**DIRECTIVE**
Repeat each record exactly as written, and drop any images.

━━━━━ EXERCISE INPUTS ━━━━━

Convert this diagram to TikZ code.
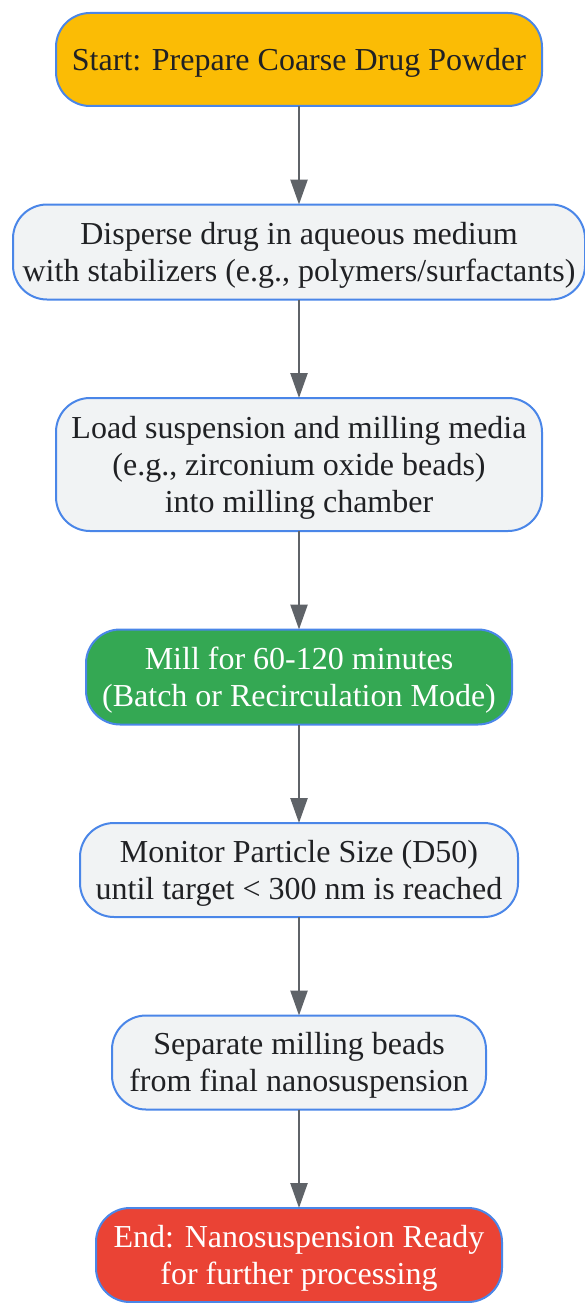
\documentclass[tikz,border=0pt]{standalone}
\usepackage{fontspec}
\setmainfont{Liberation Serif}
\usetikzlibrary{positioning,arrows.meta}

\definecolor{edgeblue}{HTML}{4A86E8}
\definecolor{startfill}{HTML}{FBBC05}
\definecolor{stepfill}{HTML}{F1F3F4}
\definecolor{millfill}{HTML}{34A853}
\definecolor{endfill}{HTML}{EA4335}
\definecolor{arrowgray}{HTML}{5F6368}
\definecolor{textdark}{HTML}{202124}

\newcommand{\ls}{\rule[-7.7pt]{0pt}{37pt}}

\begin{document}
\begin{tikzpicture}[x=1pt,y=1pt,>={Triangle[length=25pt,width=17pt]},
	node distance=98.5pt,
	box/.style={draw=edgeblue,line width=2pt,rounded corners=34pt,fill=stepfill,
		align=center,text=textdark,font=\fontsize{32}{37}\selectfont,
		execute at end node=\ls,
		minimum height=94pt,inner xsep=4pt,outer sep=0pt},
	flow/.style={->,draw=arrowgray,line width=2.5pt}]
	
	\useasboundingbox (0,0) rectangle (585,-1303);
	
	% steps, top to bottom
	\node[box,fill=startfill,minimum width=486pt,minimum height=93pt] (start) at (299,-59.5)
		{\ls Start: Prepare Coarse Drug Powder};
	\node[box,minimum width=572pt,minimum height=95pt,below=of start] (disperse)
		{\ls Disperse drug in aqueous medium\\with stabilizers (e.g., polymers/surfactants)};
	\node[box,minimum width=486pt,minimum height=133pt,below=of disperse] (load)
		{\ls Load suspension and milling media\\(e.g., zirconium oxide beads)\\into milling chamber};
	\node[box,fill=millfill,text=white,minimum width=426pt,minimum height=95pt,below=of load] (mill)
		{\ls Mill for 60-120 minutes\\(Batch or Recirculation Mode)};
	\node[box,minimum width=438pt,below=of mill] (monitor)
		{\ls Monitor Particle Size (D50)\\until target < 300 nm is reached};
	\node[box,minimum width=374pt,below=of monitor] (separate)
		{\ls Separate milling beads\\from final nanosuspension};
	\node[box,fill=endfill,text=white,minimum width=406pt,below=of separate] (finish)
		{\ls End: Nanosuspension Ready\\for further processing};
	
	% connectors
	\draw[flow] (start) -- (disperse);
	\draw[flow] (disperse) -- (load);
	\draw[flow] (load) -- (mill);
	\draw[flow] (mill) -- (monitor);
	\draw[flow] (monitor) -- (separate);
	\draw[flow] (separate) -- (finish);
	
\end{tikzpicture}
\end{document}
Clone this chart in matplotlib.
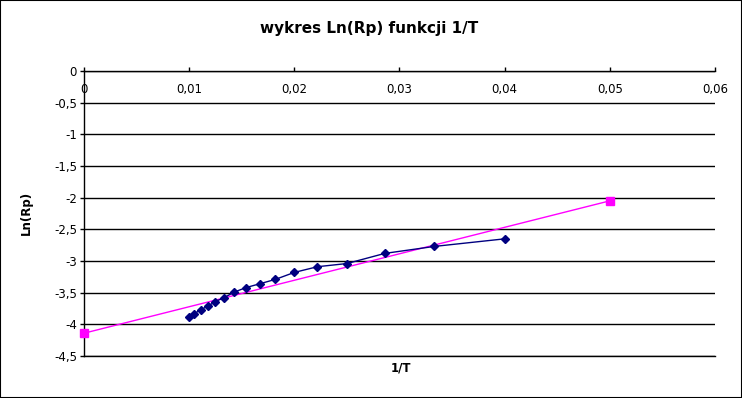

━━━━━

**CORRECT RESULT**
Convert this diagram to TikZ code.
\documentclass[tikz,border=0pt]{standalone}
\usepackage{fontspec}
\setmainfont{Liberation Serif}
\usetikzlibrary{positioning,arrows.meta}

\definecolor{edgeblue}{HTML}{4A86E8}
\definecolor{startfill}{HTML}{FBBC05}
\definecolor{stepfill}{HTML}{F1F3F4}
\definecolor{millfill}{HTML}{34A853}
\definecolor{endfill}{HTML}{EA4335}
\definecolor{arrowgray}{HTML}{5F6368}
\definecolor{textdark}{HTML}{202124}

\newcommand{\ls}{\rule[-7.7pt]{0pt}{37pt}}

\begin{document}
\begin{tikzpicture}[x=1pt,y=1pt,>={Triangle[length=25pt,width=17pt]},
	node distance=98.5pt,
	box/.style={draw=edgeblue,line width=2pt,rounded corners=34pt,fill=stepfill,
		align=center,text=textdark,font=\fontsize{32}{37}\selectfont,
		execute at end node=\ls,
		minimum height=94pt,inner xsep=4pt,outer sep=0pt},
	flow/.style={->,draw=arrowgray,line width=2.5pt}]
	
	\useasboundingbox (0,0) rectangle (585,-1303);
	
	% steps, top to bottom
	\node[box,fill=startfill,minimum width=486pt,minimum height=93pt] (start) at (299,-59.5)
		{\ls Start: Prepare Coarse Drug Powder};
	\node[box,minimum width=572pt,minimum height=95pt,below=of start] (disperse)
		{\ls Disperse drug in aqueous medium\\with stabilizers (e.g., polymers/surfactants)};
	\node[box,minimum width=486pt,minimum height=133pt,below=of disperse] (load)
		{\ls Load suspension and milling media\\(e.g., zirconium oxide beads)\\into milling chamber};
	\node[box,fill=millfill,text=white,minimum width=426pt,minimum height=95pt,below=of load] (mill)
		{\ls Mill for 60-120 minutes\\(Batch or Recirculation Mode)};
	\node[box,minimum width=438pt,below=of mill] (monitor)
		{\ls Monitor Particle Size (D50)\\until target < 300 nm is reached};
	\node[box,minimum width=374pt,below=of monitor] (separate)
		{\ls Separate milling beads\\from final nanosuspension};
	\node[box,fill=endfill,text=white,minimum width=406pt,below=of separate] (finish)
		{\ls End: Nanosuspension Ready\\for further processing};
	
	% connectors
	\draw[flow] (start) -- (disperse);
	\draw[flow] (disperse) -- (load);
	\draw[flow] (load) -- (mill);
	\draw[flow] (mill) -- (monitor);
	\draw[flow] (monitor) -- (separate);
	\draw[flow] (separate) -- (finish);
	
\end{tikzpicture}
\end{document}
Clone this chart in matplotlib.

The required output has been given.